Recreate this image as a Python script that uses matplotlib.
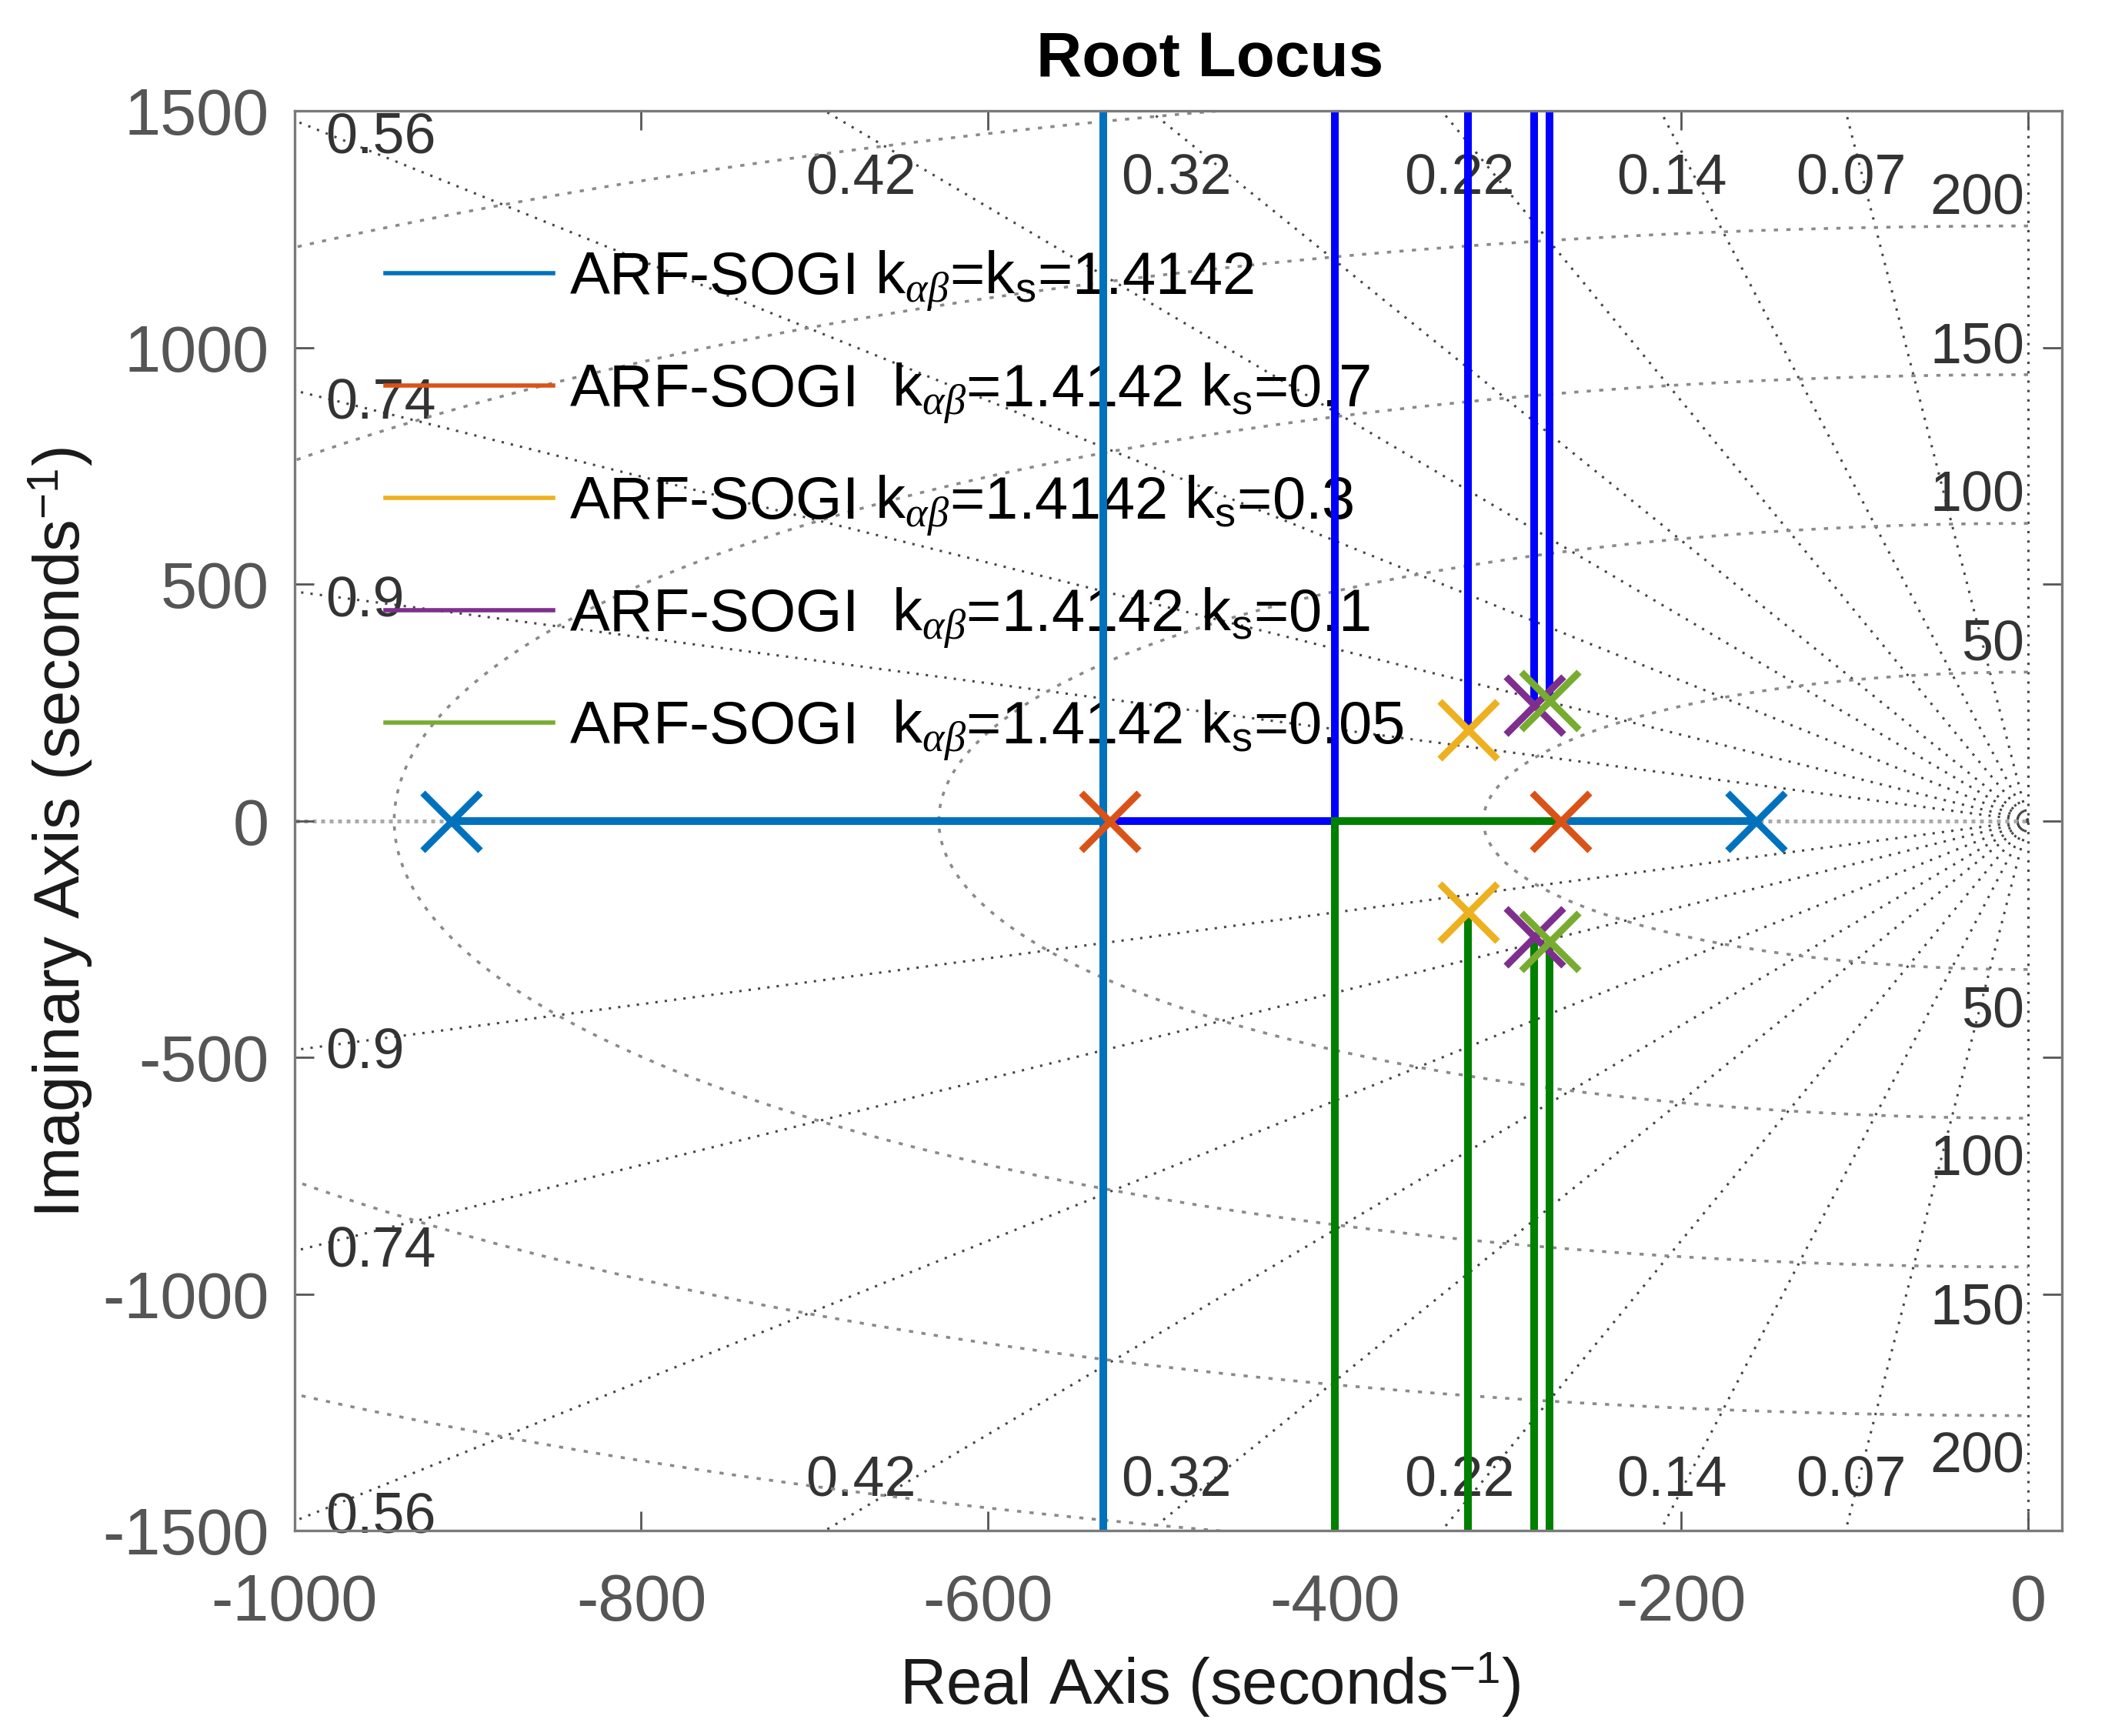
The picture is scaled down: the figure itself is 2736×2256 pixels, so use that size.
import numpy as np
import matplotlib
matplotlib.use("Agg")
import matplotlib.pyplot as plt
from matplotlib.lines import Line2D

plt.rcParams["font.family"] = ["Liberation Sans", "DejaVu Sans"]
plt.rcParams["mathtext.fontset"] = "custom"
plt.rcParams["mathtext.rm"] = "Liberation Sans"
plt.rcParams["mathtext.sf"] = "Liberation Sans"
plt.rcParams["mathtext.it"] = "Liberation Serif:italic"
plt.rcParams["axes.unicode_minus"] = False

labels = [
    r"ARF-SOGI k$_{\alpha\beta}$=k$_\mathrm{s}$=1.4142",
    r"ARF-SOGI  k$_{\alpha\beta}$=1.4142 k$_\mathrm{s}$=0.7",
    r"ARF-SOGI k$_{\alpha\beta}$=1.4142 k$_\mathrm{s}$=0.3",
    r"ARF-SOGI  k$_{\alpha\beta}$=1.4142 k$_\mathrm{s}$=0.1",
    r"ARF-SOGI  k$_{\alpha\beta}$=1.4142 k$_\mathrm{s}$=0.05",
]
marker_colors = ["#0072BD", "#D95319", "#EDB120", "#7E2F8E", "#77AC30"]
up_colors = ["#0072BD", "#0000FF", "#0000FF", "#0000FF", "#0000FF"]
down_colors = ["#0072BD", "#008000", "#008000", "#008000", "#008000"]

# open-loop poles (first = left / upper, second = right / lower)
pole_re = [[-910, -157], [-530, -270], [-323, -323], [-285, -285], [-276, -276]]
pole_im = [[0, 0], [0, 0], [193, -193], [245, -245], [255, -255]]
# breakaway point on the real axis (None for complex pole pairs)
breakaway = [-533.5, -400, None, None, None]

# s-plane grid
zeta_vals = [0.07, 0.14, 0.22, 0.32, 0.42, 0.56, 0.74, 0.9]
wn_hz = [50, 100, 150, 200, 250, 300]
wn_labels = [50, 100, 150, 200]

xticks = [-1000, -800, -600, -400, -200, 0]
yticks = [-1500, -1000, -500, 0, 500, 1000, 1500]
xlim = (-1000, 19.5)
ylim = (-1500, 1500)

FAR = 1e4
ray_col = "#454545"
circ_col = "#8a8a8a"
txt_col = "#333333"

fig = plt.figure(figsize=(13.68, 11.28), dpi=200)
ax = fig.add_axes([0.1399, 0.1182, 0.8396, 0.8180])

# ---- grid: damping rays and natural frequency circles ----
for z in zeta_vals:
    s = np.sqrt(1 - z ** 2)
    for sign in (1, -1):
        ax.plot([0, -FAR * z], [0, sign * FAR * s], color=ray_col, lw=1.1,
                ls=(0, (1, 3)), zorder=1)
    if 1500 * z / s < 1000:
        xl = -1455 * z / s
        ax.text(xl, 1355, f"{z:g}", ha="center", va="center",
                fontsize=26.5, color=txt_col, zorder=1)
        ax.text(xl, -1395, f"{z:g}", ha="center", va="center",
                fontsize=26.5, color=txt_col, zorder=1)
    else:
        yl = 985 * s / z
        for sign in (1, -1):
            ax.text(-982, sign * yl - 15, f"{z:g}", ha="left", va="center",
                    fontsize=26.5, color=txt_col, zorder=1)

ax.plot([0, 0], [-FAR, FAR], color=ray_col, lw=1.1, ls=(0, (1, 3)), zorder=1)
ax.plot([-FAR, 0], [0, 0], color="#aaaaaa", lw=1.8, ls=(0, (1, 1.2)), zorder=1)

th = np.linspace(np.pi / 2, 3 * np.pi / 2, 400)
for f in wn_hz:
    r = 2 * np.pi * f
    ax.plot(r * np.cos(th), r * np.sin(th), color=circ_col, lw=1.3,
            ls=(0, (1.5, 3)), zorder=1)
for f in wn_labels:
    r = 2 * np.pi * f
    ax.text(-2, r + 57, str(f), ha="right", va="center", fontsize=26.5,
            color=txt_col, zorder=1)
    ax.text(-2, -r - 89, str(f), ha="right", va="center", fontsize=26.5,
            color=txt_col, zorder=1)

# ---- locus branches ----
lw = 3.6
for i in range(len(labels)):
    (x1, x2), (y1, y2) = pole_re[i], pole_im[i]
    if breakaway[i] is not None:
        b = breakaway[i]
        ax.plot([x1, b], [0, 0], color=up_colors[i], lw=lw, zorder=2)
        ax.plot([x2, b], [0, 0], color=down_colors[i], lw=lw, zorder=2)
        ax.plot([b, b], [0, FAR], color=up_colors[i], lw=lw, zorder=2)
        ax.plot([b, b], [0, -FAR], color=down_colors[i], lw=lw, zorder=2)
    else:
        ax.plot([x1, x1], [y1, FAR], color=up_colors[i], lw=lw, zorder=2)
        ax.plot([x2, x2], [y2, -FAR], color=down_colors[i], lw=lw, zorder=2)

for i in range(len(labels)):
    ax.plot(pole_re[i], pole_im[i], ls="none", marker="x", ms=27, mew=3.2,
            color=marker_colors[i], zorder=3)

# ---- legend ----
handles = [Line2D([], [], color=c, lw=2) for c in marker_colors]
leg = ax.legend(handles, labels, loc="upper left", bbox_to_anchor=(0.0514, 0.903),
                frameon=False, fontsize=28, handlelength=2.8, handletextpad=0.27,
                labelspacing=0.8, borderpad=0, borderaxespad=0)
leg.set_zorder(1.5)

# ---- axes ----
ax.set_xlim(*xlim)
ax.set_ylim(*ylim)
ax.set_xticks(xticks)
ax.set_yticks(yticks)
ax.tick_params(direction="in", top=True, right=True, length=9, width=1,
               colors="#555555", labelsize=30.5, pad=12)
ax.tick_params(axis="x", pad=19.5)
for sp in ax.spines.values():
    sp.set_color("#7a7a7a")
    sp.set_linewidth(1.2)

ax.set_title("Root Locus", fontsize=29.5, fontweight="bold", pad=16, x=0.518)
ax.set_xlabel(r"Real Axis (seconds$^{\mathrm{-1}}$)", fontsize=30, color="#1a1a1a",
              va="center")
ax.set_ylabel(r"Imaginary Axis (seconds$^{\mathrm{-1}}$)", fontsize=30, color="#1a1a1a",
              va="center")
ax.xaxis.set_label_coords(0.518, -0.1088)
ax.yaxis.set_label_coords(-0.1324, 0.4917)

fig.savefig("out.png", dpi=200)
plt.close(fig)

*What is asked*:
Output exactly one stretch of the listing: from the line containing "The picture is" through the line containing "from matplotlib.lines import Line2D", both end lines included.

*Response*:
The picture is scaled down: the figure itself is 2736×2256 pixels, so use that size.
import numpy as np
import matplotlib
matplotlib.use("Agg")
import matplotlib.pyplot as plt
from matplotlib.lines import Line2D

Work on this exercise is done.